▸ Data supplied
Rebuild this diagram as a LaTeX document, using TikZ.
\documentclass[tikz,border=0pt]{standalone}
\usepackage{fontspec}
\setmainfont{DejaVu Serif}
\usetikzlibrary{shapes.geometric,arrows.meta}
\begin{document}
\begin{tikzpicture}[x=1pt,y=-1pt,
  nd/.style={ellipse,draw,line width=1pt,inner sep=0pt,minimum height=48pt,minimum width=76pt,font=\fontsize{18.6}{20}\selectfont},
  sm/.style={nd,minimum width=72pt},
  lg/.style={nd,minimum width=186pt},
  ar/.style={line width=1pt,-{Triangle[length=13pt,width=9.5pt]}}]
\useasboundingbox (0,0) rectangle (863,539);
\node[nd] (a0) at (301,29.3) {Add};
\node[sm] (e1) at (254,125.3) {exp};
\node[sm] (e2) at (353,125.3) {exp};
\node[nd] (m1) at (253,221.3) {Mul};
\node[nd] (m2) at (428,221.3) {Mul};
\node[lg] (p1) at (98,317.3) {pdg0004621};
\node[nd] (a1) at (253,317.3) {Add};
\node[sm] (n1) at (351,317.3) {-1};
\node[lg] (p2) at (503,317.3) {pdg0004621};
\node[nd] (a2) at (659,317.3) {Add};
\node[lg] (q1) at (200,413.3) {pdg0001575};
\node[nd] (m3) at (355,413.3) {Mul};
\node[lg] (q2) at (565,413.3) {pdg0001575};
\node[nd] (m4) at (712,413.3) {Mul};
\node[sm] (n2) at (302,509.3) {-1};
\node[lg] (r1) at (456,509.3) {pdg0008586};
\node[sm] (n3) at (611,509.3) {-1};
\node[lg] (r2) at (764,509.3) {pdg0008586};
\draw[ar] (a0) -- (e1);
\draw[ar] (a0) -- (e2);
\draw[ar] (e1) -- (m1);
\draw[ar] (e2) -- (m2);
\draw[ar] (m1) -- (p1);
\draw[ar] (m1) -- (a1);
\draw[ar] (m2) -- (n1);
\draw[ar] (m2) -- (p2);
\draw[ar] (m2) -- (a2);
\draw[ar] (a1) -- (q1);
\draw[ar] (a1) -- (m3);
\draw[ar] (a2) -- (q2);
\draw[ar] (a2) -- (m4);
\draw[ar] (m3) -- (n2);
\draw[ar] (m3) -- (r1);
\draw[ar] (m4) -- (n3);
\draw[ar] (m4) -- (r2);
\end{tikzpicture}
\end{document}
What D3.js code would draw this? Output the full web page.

▸ Problem description
Say how many lines of the listing above contain "this", with no other words.

▸ Exercise result
2